Ken DeSimone

Sandy Springs Police Chief Kenneth DeSimone was promoted to chief in 2013, replacing former Chief Terry Sult, who eventually left to head up the police department in Hampton, Va. DeSimone said his first year saw a small decrease in crime rates. He said the department is also taking steps to combat crime at the city’s apartment complexes.

The Sandy Springs Reporter asked DeSimone for his take on 2013 and his expectations for the coming year.

Q: What do you consider the high point for the department in 2013? Well, maybe not a high point, but definitely a changing point was when I took over as chief of police in March 2013.  Having already been with SSPD as the deputy chief for over 4 years it was an easy transition.

Q: What crime trends did you notice in 2013 compared with prior years?

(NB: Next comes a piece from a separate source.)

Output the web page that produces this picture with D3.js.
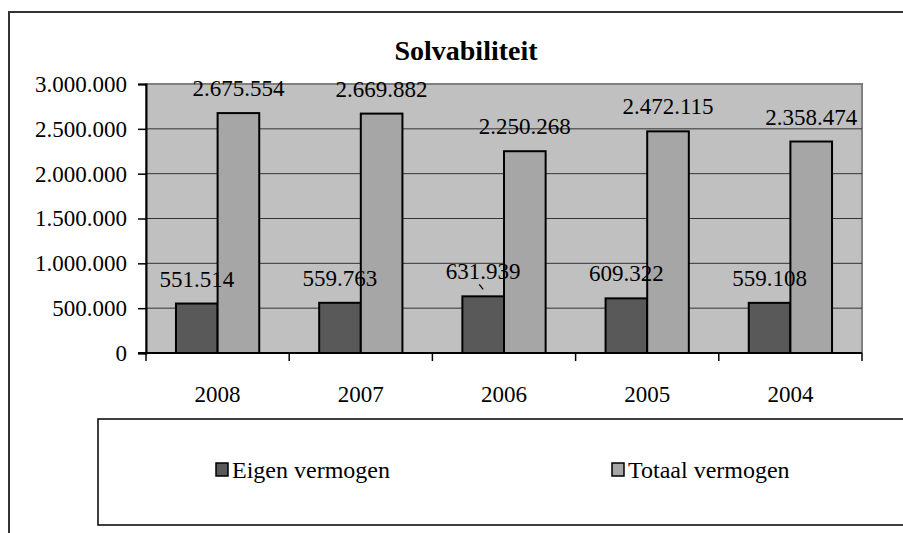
<!DOCTYPE html>
<html>
<head>
<meta charset="utf-8">
<script src="https://cdn.jsdelivr.net/npm/d3@7"></script>
<style>
  body { margin: 0; background: #fff; }
  text { font-family: "Liberation Serif", "Times New Roman", serif; }
</style>
</head>
<body>
<div id="chart-area"></div>
<script>
// Solvabiliteit chart

var years = ["2008", "2007", "2006", "2005", "2004"];
var seriesNames = ["Eigen vermogen", "Totaal vermogen"];
var eigenVermogen = [551514, 559763, 631939, 609322, 559108];
var totaalVermogen = [2675554, 2669882, 2250268, 2472115, 2358474];
var yTicks = [0, 500000, 1000000, 1500000, 2000000, 2500000, 3000000];
var colors = ["#595959", "#a6a6a6"];

var data = years.map(function(y, i) {
  return { year: y, values: [eigenVermogen[i], totaalVermogen[i]] };
});

// dutch number format: 2.675.554
var fmt = function(v) { return d3.format(",")(v).replace(/,/g, "."); };

var W = 903, H = 533;
var plot = { left: 146, right: 862, top: 84, bottom: 353 };

var svg = d3.select("#chart-area")
  .append("svg")
  .attr("width", W)
  .attr("height", H);

// outer chart frame (runs off the picture right and bottom)
svg.append("rect")
  .attr("x", 9).attr("y", 12)
  .attr("width", 1000).attr("height", 700)
  .attr("fill", "#fff")
  .attr("stroke", "#333")
  .attr("stroke-width", 2);

svg.append("text")
  .attr("x", 466).attr("y", 60)
  .attr("text-anchor", "middle")
  .attr("font-weight", "bold")
  .attr("font-size", 28)
  .text("Solvabiliteit");

var x = d3.scaleBand()
  .domain(years)
  .range([plot.left, plot.right])
  .padding(0);

var xInner = d3.scaleBand()
  .domain(seriesNames)
  .range([0, x.bandwidth()])
  .paddingInner(0)
  .paddingOuter(0.72);

var y = d3.scaleLinear()
  .domain([0, 3000000])
  .range([plot.bottom, plot.top]);

// plot background
svg.append("rect")
  .attr("x", plot.left).attr("y", plot.top)
  .attr("width", plot.right - plot.left)
  .attr("height", plot.bottom - plot.top)
  .attr("fill", "#c0c0c0")
  .attr("stroke", "#808080")
  .attr("stroke-width", 2);

// gridlines
svg.append("g")
  .selectAll("line")
  .data(yTicks.slice(1, -1))
  .enter().append("line")
  .attr("x1", plot.left).attr("x2", plot.right)
  .attr("y1", function(d) { return y(d); })
  .attr("y2", function(d) { return y(d); })
  .attr("stroke", "#333")
  .attr("stroke-width", 1);

// bars
var groups = svg.append("g")
  .selectAll("g")
  .data(data)
  .enter().append("g")
  .attr("transform", function(d) { return "translate(" + x(d.year) + ",0)"; });

groups.selectAll("rect")
  .data(function(d) { return d.values.map(function(v, i) { return { key: seriesNames[i], v: v, i: i }; }); })
  .enter().append("rect")
  .attr("x", function(d) { return xInner(d.key); })
  .attr("y", function(d) { return y(d.v); })
  .attr("width", xInner.bandwidth())
  .attr("height", function(d) { return y(0) - y(d.v); })
  .attr("fill", function(d) { return colors[d.i]; })
  .attr("stroke", "#000")
  .attr("stroke-width", 2);

groups.selectAll("text")
  .data(function(d) { return d.values.map(function(v, i) { return { key: seriesNames[i], v: v }; }); })
  .enter().append("text")
  .attr("x", function(d) { return xInner(d.key) + xInner.bandwidth() / 2; })
  .attr("y", function(d) { return y(d.v) - 17; })
  .attr("text-anchor", "middle")
  .attr("font-size", 23)
  .attr("fill", "#000")
  .text(function(d) { return fmt(d.v); });

// stray little tick seen in the original just above the 2006 bar
var sx = x("2006") + xInner("Eigen vermogen") + xInner.bandwidth() / 2 - 2;
var sy = y(631939) - 9;
svg.append("path")
  .attr("d", "M" + (sx - 2) + "," + (sy - 3) + "L" + (sx + 2) + "," + (sy + 2))
  .attr("stroke", "#000")
  .attr("stroke-width", 1.3);

// y axis
var yAxis = svg.append("g")
  .attr("transform", "translate(" + plot.left + ",0)")
  .call(d3.axisLeft(y).tickValues(yTicks).tickSize(8).tickPadding(11).tickFormat(fmt));
yAxis.select(".domain").attr("stroke", "#000").attr("stroke-width", 2);
yAxis.selectAll(".tick line").attr("stroke", "#000").attr("stroke-width", 1.5);
yAxis.selectAll(".tick text")
  .attr("font-family", "Liberation Serif, Times New Roman, serif")
  .attr("font-size", 23)
  .attr("fill", "#000");

// x axis: baseline, ticks between categories
var xAxis = svg.append("g");
xAxis.append("line")
  .attr("x1", plot.left - 8).attr("x2", plot.right)
  .attr("y1", plot.bottom).attr("y2", plot.bottom)
  .attr("stroke", "#000").attr("stroke-width", 2);
xAxis.selectAll(".sep")
  .data(years.concat(["end"]))
  .enter().append("line")
  .attr("x1", function(d, i) { return plot.left + i * x.bandwidth(); })
  .attr("x2", function(d, i) { return plot.left + i * x.bandwidth(); })
  .attr("y1", plot.bottom)
  .attr("y2", plot.bottom + 8)
  .attr("stroke", "#000").attr("stroke-width", 1.5);
xAxis.selectAll(".lbl")
  .data(years)
  .enter().append("text")
  .attr("x", function(d) { return x(d) + x.bandwidth() / 2; })
  .attr("y", 402)
  .attr("text-anchor", "middle")
  .attr("font-size", 23)
  .text(function(d) { return d; });

// legend
svg.append("rect")
  .attr("x", 98).attr("y", 419)
  .attr("width", 900).attr("height", 106)
  .attr("fill", "#fff")
  .attr("stroke", "#000")
  .attr("stroke-width", 1.5);

var legendX = [216, 612];
var legend = svg.append("g")
  .selectAll("g")
  .data(seriesNames)
  .enter().append("g")
  .attr("transform", function(d, i) { return "translate(" + legendX[i] + ",463)"; });

legend.append("rect")
  .attr("width", 12).attr("height", 13)
  .attr("fill", function(d, i) { return colors[i]; })
  .attr("stroke", "#000")
  .attr("stroke-width", 1.5);

legend.append("text")
  .attr("x", 16).attr("y", 15)
  .attr("font-size", 24)
  .text(function(d) { return d; });
</script>
</body>
</html>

Crime trends remained about the same though we are about half a percentage point lower in Part 1 crimes for the year. Our main crime problem continues to be larceny and the majority of these are from autos.  One of our main overall calls for police service continues to be traffic related incidents.

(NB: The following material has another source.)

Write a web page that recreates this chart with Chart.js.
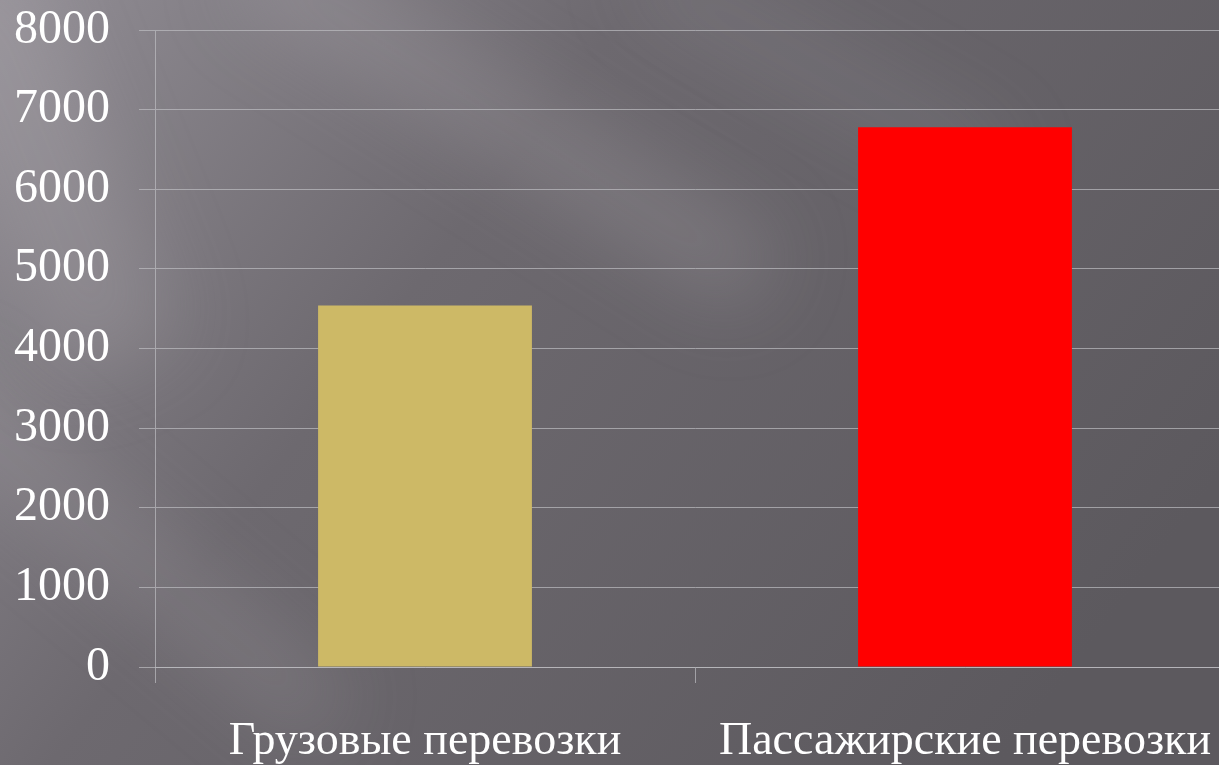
<!DOCTYPE html>
<html lang="ru">
  <head>
    <meta charset="UTF-8" />
    <title>перевозки</title>
    <script src="https://cdn.jsdelivr.net/npm/chart.js"></script>
    <style>
      body {
        margin: 0;
        width: 1219px;
        height: 765px;
        overflow: hidden;
        background: #636065;
      }
    </style>
  </head>
  <body>
    <canvas id="chart" width="1300" height="765"></canvas>
    <script>
      const categories = ["Грузовые перевозки", "Пассажирские перевозки"];
      const values = [4540, 6780];
      const barColors = ["#cdb966", "#ff0000"];
      const yTicks = [0, 1000, 2000, 3000, 4000, 5000, 6000, 7000, 8000];

      // slide-like background: grey gradient with soft diagonal streaks
      const backdrop = {
        id: "backdrop",
        beforeDraw(chart) {
          const ctx = chart.ctx;
          const w = chart.width, h = chart.height;
          ctx.save();
          let g = ctx.createLinearGradient(0, 0, 1000, 765);
          g.addColorStop(0, "#918d94");
          g.addColorStop(0.4, "#6d696f");
          g.addColorStop(1, "#5c595e");
          ctx.fillStyle = g;
          ctx.fillRect(0, 0, w, h);

          const streak = (x0, y0, x1, y1, width, alpha) => {
            ctx.save();
            ctx.globalAlpha = alpha;
            ctx.strokeStyle = "#bdb9c0";
            ctx.lineWidth = width;
            ctx.filter = "blur(40px)";
            ctx.beginPath();
            ctx.moveTo(x0, y0);
            ctx.lineTo(x1, y1);
            ctx.stroke();
            ctx.restore();
          };
          streak(-80, 380, 330, 720, 70, 0.2);
          streak(250, -40, 760, 280, 80, 0.22);
          streak(640, -30, 1000, 170, 50, 0.16);
          streak(-40, -40, 120, 360, 130, 0.22);
          ctx.restore();
        },
      };

      new Chart(document.getElementById("chart"), {
        type: "bar",
        data: {
          labels: categories,
          datasets: [
            {
              data: values,
              backgroundColor: barColors,
              borderWidth: 0,
              barPercentage: 0.396,
              categoryPercentage: 1,
            },
          ],
        },
        options: {
          responsive: false,
          animation: false,
          layout: { padding: { top: 30, right: 65, left: 0, bottom: 0 } },
          plugins: { legend: { display: false }, tooltip: { enabled: false } },
          scales: {
            y: {
              min: 0,
              max: 8000,
              afterFit(scale) {
                scale.width = 155;
                scale.paddingTop = 0;
                scale.paddingBottom = 0;
              },
              afterBuildTicks(scale) {
                scale.ticks = yTicks.map((v) => ({ value: v }));
              },
              grid: {
                color: "rgba(190,190,194,0.7)",
                lineWidth: 1,
                tickLength: 16,
              },
              border: { color: "rgba(190,190,194,0.7)" },
              ticks: {
                color: "#ffffff",
                padding: 29,
                font: { family: "Liberation Serif", size: 48 },
                callback: (v) => String(v),
              },
            },
            x: {
              afterFit(scale) {
                scale.height = 98;
                scale.paddingLeft = 0;
                scale.paddingRight = 0;
              },
              grid: {
                drawOnChartArea: false,
                color: "rgba(190,190,194,0.7)",
                tickLength: 16,
              },
              border: { color: "rgba(190,190,194,0.7)" },
              ticks: {
                color: "#ffffff",
                padding: 31,
                maxRotation: 0,
                font: { family: "Liberation Serif", size: 46 },
              },
            },
          },
        },
        plugins: [backdrop],
      });
    </script>
  </body>
</html>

Q: What’s the oddest thing that happened in 2013? In police work you come across the strangest situations.  A better question would be what is the oddest thing that happened this week.

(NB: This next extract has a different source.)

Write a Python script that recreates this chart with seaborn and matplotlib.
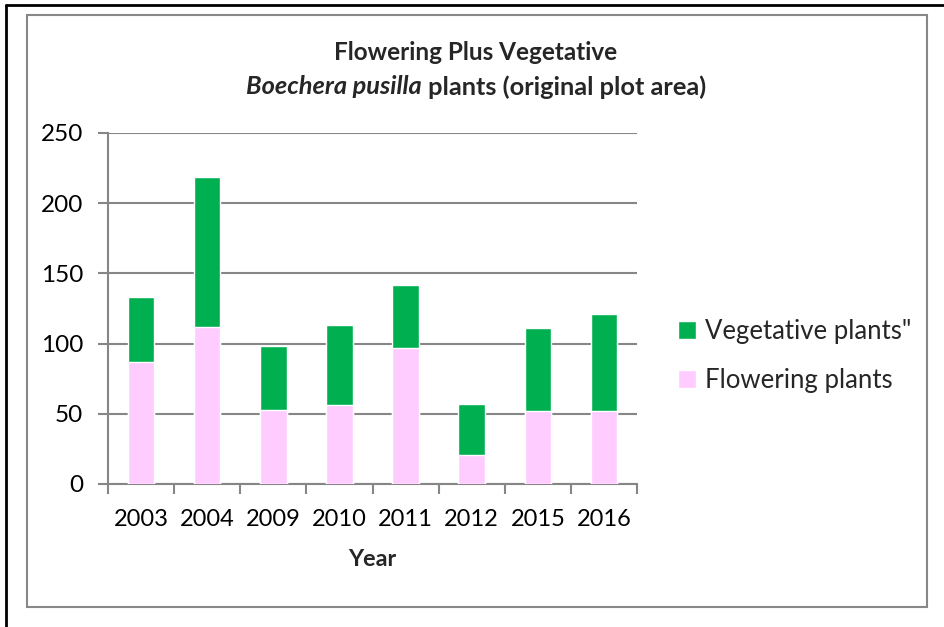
import numpy as np
import pandas as pd
import matplotlib
matplotlib.use("Agg")
import matplotlib.pyplot as plt
from matplotlib.patches import Patch, Rectangle
import seaborn as sns

sns.set_theme(style="white")
plt.rcParams['font.family'] = ['Lato', 'DejaVu Sans']

# ─── data ────────────────────────────────────────────────────────────────────
years      = ['2003', '2004', '2009', '2010', '2011', '2012', '2015', '2016']
flowering  = [87, 112, 53, 56, 97, 21, 52, 52]
vegetative = [46, 107, 45, 57, 45, 36, 59, 69]
y_ticks    = [0, 50, 100, 150, 200, 250]

df = pd.DataFrame({'Year': years, 'Flowering': flowering, 'Vegetative': vegetative})
df['Total'] = df['Flowering'] + df['Vegetative']

GREEN = '#00B050'
PINK = '#FFCCFF'
GRID = '#868686'

W, H = 944, 627
fig = plt.figure(figsize=(W / 100, H / 100), dpi=100)
ax = fig.add_axes([108 / W, 1 - 484 / H, (637 - 108) / W, (484 - 133) / H])

# stacked bars: total (green) first, flowering (pink) drawn over it
sns.barplot(data=df, x='Year', y='Total', color=GREEN, width=0.4,
            saturation=1, ax=ax, zorder=3)
sns.barplot(data=df, x='Year', y='Flowering', color=PINK, width=0.4,
            saturation=1, ax=ax, zorder=4)

ax.set_ylim(0, 250)
ax.set_xlim(-0.5, len(years) - 0.5)
ax.set_yticks(y_ticks)
ax.yaxis.grid(True, color=GRID, linewidth=1.5, zorder=0)
ax.set_axisbelow(True)

for s in ['top', 'right']:
    ax.spines[s].set_visible(False)
for s in ['left', 'bottom']:
    ax.spines[s].set_color(GRID)
    ax.spines[s].set_linewidth(1.5)

ax.tick_params(axis='y', which='major', length=7, width=1.5, color=GRID,
               direction='out', left=True, labelsize=17.5, pad=11, labelcolor='black')
ax.tick_params(axis='x', which='major', length=0, labelsize=17, pad=18,
               labelcolor='black')
ax.set_xticks(np.arange(-0.5, len(years)), minor=True)
ax.tick_params(axis='x', which='minor', length=7, width=1.5, color=GRID,
               direction='out', bottom=True)

ax.set_ylabel('')
ax.set_xlabel('Year', fontsize=16.8, fontweight='bold', labelpad=14)

# legend
handles = [Patch(facecolor=GREEN, label='Vegetative plants"'),
           Patch(facecolor=PINK, label='Flowering plants')]
fig.legend(handles=handles, loc='center left', bbox_to_anchor=(655 / W, 1 - 356 / H),
           frameon=False, fontsize=18.5, handlelength=0.7, handleheight=0.7,
           handletextpad=0.35, labelspacing=0.95)

# title, two lines, second one partly italic
fig.text(476 / W, 1 - 52 / H, 'Flowering Plus Vegetative', ha='center', va='center',
         fontsize=17.5, fontweight='bold')
renderer = fig.canvas.get_renderer()
t1 = fig.text(0, 1 - 87 / H, 'Boechera pusilla', ha='left', va='center',
              fontsize=18.3, fontweight='bold', style='italic')
t2 = fig.text(0, 1 - 87 / H, ' plants (original plot area)', ha='left', va='center',
              fontsize=18.3, fontweight='bold')
w1 = t1.get_window_extent(renderer).width
w2 = t2.get_window_extent(renderer).width
x0 = 476.5 - (w1 + w2) / 2
t1.set_x(x0 / W)
t2.set_x((x0 + w1) / W)

# chart borders
fig.patches.append(Rectangle((27 / W, 1 - 607 / H), (927 - 27) / W, (607 - 15) / H,
                             transform=fig.transFigure, fill=False,
                             edgecolor='#878787', linewidth=1.5))
fig.lines.append(plt.Line2D([6 / W, 6 / W], [0, 1 - 5 / H], transform=fig.transFigure,
                            color='black', linewidth=2))
fig.lines.append(plt.Line2D([6 / W, 1], [1 - 5 / H, 1 - 5 / H], transform=fig.transFigure,
                            color='black', linewidth=2))

fig.savefig('out.png', dpi=100, facecolor='white')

Q: Apartment crime continues to be a concern in the city. What steps did you take in 2013 to reduce apartment crime? We have increased our presence in the apartment complexes through the use of bicycle, ATV and foot patrols.  We have also increased our plain clothes officers in areas with higher 911 calls.  Our district community officers have regular meetings with the apartment owners/managers to provide information on crime trends and crime prevention through environmental design advice.

Q: What do you expect for the department in 2014? We will continue to place an emphasis on the training and education of our force.  Fielding usable technology that has an impact on increasing officer efficiency.  Continue to place the officer first as the most important asset the department has in his or her quest to provide the best protection to the citizens that entrust so much to them.